The rounds leave the magazine, and bump into a "ramp" at the back end of the chamber. Open your slide, and look at the back end of where the round goes in. That shiny incline at the bottom is the ramp.
Take your gun to a range (safe place), and slowly rack a slide, and watch the round ride up that ramp, into the chamber. That's how the ramp gets shiny like that. If the alignment of the round in the magazine is too low with regard to that ramp, the edge of the brass can get a little trampled by the ramp. It would show up IF you look at a round that has been auto loaded into the chamber, but not fired yet.
If you check a round that has been auto loaded, and not fired, and it doesn't have the flat edge, then it's not a ramp issue, but rather the brass hitting something on the way out.
Usually, if the brass it hitting something on the way out, it will show an oblique scrape on the flat spot.
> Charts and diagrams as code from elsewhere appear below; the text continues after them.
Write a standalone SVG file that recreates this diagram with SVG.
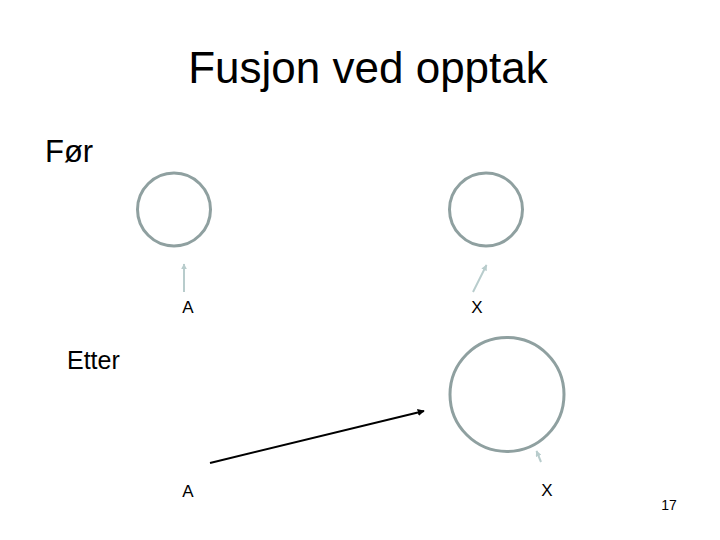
<svg xmlns="http://www.w3.org/2000/svg" width="720" height="540" viewBox="0 0 720 540">
<style>
.t{font-family:"Liberation Sans",Arial,sans-serif;fill:#000}
.c{fill:none;stroke:#8fa0a0;stroke-width:3}
.s{stroke:#b8cccc;stroke-width:2;fill:none}
.lbl{font-family:"Liberation Sans",Arial,sans-serif;font-size:17px;fill:#000}
</style>
<defs>
<marker id="ha" viewBox="0 0 10 10" refX="9" refY="5" markerWidth="3" markerHeight="3" orient="auto"><path d="M0,0L10,5L0,10z" fill="#b8cccc"/></marker>
<marker id="hb" viewBox="0 0 10 10" refX="9" refY="5" markerWidth="3.5" markerHeight="3.5" orient="auto"><path d="M0,0L10,5L0,10z" fill="#000"/></marker>
</defs>
<rect width="720" height="540" fill="#fff"/>
<text class="t" x="368" y="83" font-size="44" text-anchor="middle">Fusjon ved opptak</text>
<text class="t" x="45" y="162" font-size="31">Før</text>
<text class="t" x="67" y="369" font-size="25">Etter</text>
<text class="t" x="669" y="510" font-size="14" text-anchor="middle">17</text>
<g id="nodeA1"><circle class="c" cx="174" cy="209.5" r="36.5"/><text class="lbl" x="188" y="313" text-anchor="middle">A</text></g>
<g id="nodeX1"><circle class="c" cx="486" cy="209.5" r="36.5"/><text class="lbl" x="477" y="313" text-anchor="middle">X</text></g>
<g id="nodeA2"><text class="lbl" x="188" y="497" text-anchor="middle">A</text></g>
<g id="nodeX2"><circle class="c" cx="507" cy="394.5" r="57"/><text class="lbl" x="547" y="496" text-anchor="middle">X</text></g>
<g id="connectors">
<line class="s" x1="184" y1="292" x2="184" y2="264" marker-end="url(#ha)"/>
<line class="s" x1="473" y1="292" x2="486.5" y2="265" marker-end="url(#ha)"/>
<line class="s" x1="541" y1="462" x2="536.5" y2="451" marker-end="url(#ha)"/>
<line stroke="#000" stroke-width="2" x1="210" y1="463" x2="424" y2="411" marker-end="url(#hb)"/>
</g>
</svg>
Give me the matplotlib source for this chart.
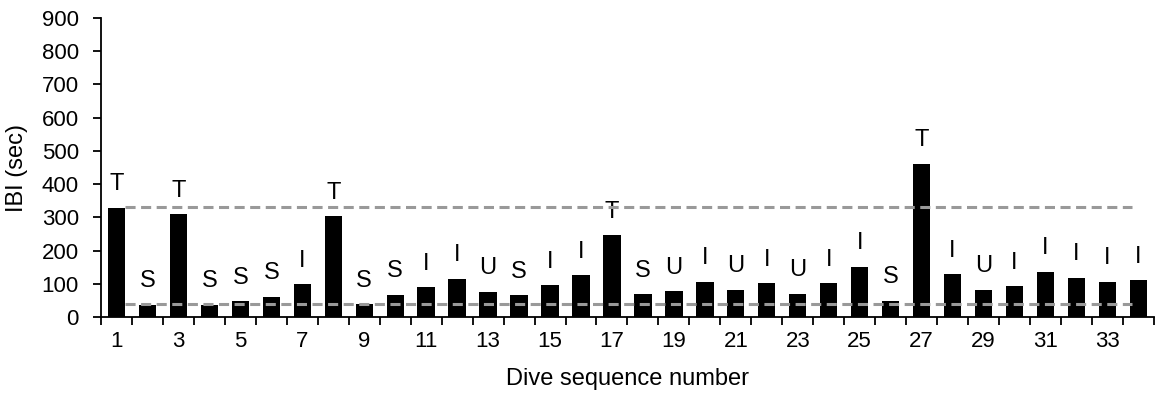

If you slowly watch how an ejector yanks the brass out of the chamber, and tosses it, you'll see that there's sometimes a slight rolling action to the process. Try manually ejecting some empty brass from the chamber, and see if you can detect what's happening on the way out.
UPDATE: I took another look at that second picture. The one showing the side view of the flat spot. I do see the tell tale signs of ejection port damage to the brass. There's a slight angle to the scrape marks. See them? So, that tells me that the denting is happening as the already emptied brass is being ejected from the gun. It's hitting something on the way out. It's probably always been there, and you just picked up brass and noticed it for the first time.
Some area of the ejection port will show a shiny spot where that brass damage is occuring. A good gunsmith can sometimes open up (grind out) the ejection port in that area, to eliminate the issue. Or, if it's not that bad, and you are able to reload that brass (the dent isn't as bad as some I have seen) OK, then just leave well enough alone.
It doesn’t make sense to me that the flattened edge of the case happens as the round enters the chamber.